* **Supplied data**
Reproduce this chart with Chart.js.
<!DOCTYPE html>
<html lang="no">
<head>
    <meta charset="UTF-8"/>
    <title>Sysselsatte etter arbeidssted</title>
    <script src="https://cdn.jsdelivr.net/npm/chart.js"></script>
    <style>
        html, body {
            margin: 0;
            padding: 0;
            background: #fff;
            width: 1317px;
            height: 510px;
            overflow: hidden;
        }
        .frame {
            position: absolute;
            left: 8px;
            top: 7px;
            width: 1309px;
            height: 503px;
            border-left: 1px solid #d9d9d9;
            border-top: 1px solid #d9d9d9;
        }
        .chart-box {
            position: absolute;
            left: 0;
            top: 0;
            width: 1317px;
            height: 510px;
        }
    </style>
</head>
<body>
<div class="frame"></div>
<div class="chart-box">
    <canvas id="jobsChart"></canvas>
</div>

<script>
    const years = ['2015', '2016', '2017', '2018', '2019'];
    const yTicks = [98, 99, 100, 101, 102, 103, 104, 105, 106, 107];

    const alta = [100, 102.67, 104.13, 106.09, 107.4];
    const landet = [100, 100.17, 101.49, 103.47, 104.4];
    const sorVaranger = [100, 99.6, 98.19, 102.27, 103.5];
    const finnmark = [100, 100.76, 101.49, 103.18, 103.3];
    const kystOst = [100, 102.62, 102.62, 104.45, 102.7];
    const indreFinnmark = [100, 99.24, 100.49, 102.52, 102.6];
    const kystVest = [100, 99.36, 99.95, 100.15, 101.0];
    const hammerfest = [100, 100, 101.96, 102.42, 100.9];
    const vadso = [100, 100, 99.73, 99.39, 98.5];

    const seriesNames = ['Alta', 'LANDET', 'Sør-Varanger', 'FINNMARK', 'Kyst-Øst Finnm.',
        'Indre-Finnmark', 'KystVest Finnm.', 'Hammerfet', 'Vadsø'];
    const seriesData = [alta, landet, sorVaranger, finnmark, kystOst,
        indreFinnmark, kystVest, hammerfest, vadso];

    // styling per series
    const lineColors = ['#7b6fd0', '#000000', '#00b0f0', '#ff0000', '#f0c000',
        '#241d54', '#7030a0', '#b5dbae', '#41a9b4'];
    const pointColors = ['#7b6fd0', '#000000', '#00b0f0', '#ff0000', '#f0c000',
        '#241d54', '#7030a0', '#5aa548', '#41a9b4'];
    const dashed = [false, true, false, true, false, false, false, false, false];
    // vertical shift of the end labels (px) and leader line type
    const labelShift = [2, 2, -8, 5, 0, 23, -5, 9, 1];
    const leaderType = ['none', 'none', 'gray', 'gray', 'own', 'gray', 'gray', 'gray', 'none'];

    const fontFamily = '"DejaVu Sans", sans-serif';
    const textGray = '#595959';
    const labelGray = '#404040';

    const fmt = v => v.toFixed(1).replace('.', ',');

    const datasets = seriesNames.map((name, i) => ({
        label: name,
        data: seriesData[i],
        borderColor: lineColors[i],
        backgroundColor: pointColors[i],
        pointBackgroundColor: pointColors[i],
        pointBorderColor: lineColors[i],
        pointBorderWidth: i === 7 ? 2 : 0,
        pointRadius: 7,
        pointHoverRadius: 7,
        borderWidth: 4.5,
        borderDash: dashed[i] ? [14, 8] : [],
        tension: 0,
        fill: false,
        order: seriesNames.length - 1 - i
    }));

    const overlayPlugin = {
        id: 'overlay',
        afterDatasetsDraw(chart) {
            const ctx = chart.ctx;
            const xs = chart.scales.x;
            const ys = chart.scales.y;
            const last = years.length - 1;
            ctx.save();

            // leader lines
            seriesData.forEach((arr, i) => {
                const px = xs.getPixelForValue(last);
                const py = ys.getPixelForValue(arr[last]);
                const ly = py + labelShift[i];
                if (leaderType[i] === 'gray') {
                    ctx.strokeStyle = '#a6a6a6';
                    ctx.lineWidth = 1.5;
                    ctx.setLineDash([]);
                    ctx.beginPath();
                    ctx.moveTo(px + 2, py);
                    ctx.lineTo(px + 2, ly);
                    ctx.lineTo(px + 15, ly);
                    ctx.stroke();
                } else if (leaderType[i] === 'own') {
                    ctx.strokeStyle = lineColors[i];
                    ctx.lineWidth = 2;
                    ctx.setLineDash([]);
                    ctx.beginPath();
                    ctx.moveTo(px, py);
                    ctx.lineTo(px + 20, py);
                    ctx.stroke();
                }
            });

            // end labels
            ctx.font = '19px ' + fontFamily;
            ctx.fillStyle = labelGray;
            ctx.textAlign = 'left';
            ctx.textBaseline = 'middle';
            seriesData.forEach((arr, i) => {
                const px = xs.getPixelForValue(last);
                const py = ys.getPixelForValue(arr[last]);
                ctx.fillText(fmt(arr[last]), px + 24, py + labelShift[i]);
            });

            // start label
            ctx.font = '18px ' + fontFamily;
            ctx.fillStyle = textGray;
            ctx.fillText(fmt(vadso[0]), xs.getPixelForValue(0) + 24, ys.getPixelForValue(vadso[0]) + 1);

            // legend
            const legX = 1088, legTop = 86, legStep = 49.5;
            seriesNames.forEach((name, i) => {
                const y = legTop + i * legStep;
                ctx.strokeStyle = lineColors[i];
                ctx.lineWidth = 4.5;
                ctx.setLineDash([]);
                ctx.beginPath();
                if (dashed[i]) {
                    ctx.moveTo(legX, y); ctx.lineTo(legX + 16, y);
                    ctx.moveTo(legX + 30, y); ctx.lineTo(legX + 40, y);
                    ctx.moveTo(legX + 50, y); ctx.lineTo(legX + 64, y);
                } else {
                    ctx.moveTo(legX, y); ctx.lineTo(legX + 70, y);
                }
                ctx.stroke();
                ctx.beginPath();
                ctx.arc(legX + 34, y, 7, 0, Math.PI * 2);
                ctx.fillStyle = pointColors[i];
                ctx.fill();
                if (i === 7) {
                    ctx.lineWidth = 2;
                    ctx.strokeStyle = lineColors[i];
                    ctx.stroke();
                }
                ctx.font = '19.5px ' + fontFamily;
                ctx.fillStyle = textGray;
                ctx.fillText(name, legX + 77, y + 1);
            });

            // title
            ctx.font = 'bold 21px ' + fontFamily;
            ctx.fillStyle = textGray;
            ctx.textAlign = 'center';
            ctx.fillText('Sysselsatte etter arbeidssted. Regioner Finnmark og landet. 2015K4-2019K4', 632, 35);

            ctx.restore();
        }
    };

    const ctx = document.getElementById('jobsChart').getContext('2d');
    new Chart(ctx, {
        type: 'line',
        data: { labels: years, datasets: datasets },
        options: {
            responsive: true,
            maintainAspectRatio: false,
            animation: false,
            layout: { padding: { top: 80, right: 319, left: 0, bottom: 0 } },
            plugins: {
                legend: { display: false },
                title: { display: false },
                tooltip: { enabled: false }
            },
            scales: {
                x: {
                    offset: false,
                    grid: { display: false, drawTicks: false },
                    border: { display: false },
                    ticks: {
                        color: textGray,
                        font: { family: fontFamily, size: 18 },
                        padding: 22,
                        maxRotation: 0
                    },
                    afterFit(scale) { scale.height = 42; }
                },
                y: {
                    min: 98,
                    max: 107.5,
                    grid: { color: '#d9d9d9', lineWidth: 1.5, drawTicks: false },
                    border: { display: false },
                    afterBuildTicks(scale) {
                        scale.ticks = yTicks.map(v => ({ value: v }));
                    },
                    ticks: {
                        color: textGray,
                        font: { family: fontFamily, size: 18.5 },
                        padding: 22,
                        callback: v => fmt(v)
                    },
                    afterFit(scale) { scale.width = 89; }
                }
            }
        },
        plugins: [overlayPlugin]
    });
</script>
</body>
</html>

--

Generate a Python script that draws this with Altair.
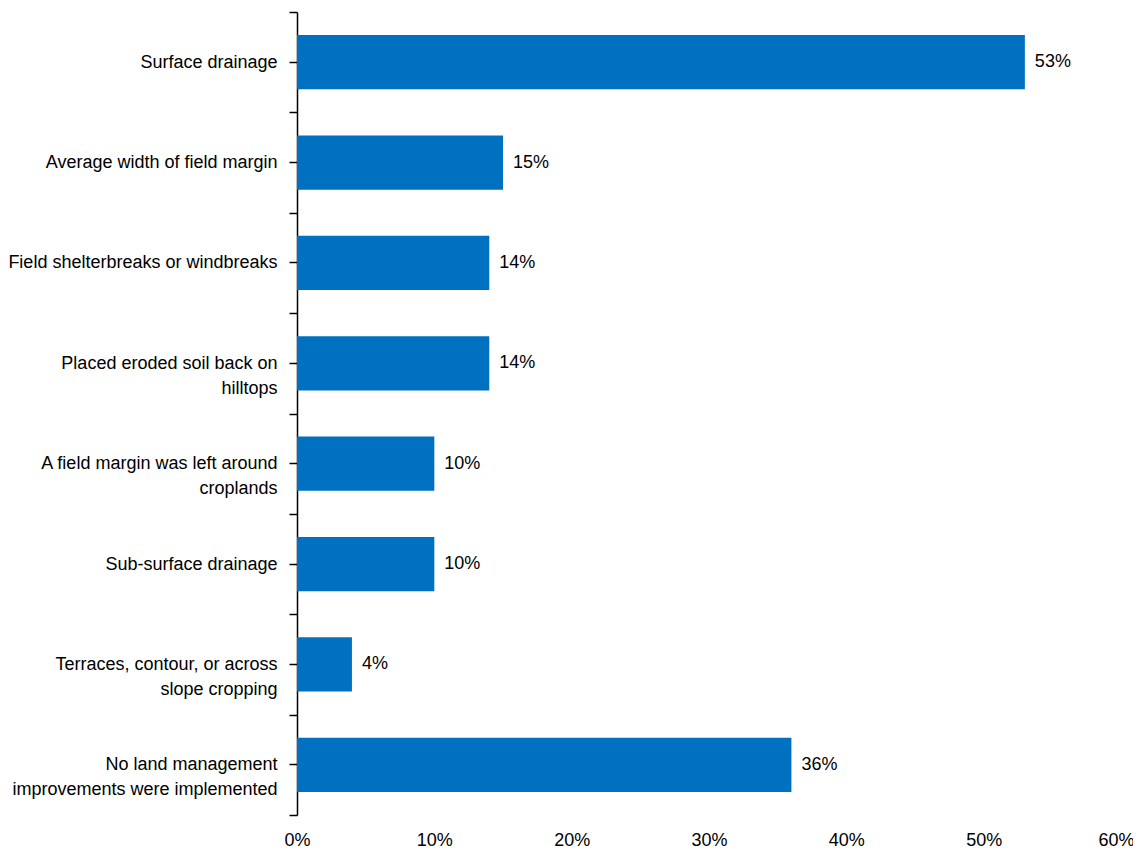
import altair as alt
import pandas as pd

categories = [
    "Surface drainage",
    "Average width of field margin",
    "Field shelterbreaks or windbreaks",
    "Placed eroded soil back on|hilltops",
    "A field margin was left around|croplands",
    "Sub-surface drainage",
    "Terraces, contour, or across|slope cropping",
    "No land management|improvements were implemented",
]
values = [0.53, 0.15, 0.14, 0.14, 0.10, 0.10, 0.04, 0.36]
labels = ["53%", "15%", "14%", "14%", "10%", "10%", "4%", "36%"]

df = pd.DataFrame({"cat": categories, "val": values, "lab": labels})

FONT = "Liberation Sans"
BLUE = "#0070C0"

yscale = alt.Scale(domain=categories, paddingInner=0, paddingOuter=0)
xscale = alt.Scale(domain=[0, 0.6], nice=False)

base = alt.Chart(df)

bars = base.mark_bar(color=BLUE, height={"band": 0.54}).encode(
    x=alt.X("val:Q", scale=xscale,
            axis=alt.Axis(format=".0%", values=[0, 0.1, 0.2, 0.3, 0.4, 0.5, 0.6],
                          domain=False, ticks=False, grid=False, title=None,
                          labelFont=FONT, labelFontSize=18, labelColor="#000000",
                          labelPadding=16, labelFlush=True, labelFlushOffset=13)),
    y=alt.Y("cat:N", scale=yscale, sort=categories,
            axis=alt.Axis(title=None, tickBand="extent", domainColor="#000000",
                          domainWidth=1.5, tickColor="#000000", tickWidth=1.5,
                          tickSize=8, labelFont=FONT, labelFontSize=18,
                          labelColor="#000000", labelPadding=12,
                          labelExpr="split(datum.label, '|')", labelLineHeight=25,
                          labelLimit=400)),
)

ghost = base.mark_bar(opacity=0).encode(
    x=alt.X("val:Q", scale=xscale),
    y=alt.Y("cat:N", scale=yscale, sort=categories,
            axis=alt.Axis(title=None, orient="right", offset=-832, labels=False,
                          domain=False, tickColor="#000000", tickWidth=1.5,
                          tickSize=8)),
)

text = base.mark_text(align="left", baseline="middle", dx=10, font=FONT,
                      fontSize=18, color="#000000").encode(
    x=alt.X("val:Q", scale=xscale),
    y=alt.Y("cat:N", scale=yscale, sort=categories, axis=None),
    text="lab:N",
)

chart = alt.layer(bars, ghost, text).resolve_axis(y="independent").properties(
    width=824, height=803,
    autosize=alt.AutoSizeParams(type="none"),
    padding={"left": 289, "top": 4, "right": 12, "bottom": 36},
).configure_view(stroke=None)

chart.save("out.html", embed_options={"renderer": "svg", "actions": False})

* **The problem**
Above are some records. Output exactly the lines from the one that contains "Generate a Python" to the one that contains "base = alt.Chart(df)", keeping both, and omit the pictures.

* **Problem solution**
Generate a Python script that draws this with Altair.
import altair as alt
import pandas as pd

categories = [
    "Surface drainage",
    "Average width of field margin",
    "Field shelterbreaks or windbreaks",
    "Placed eroded soil back on|hilltops",
    "A field margin was left around|croplands",
    "Sub-surface drainage",
    "Terraces, contour, or across|slope cropping",
    "No land management|improvements were implemented",
]
values = [0.53, 0.15, 0.14, 0.14, 0.10, 0.10, 0.04, 0.36]
labels = ["53%", "15%", "14%", "14%", "10%", "10%", "4%", "36%"]

df = pd.DataFrame({"cat": categories, "val": values, "lab": labels})

FONT = "Liberation Sans"
BLUE = "#0070C0"

yscale = alt.Scale(domain=categories, paddingInner=0, paddingOuter=0)
xscale = alt.Scale(domain=[0, 0.6], nice=False)

base = alt.Chart(df)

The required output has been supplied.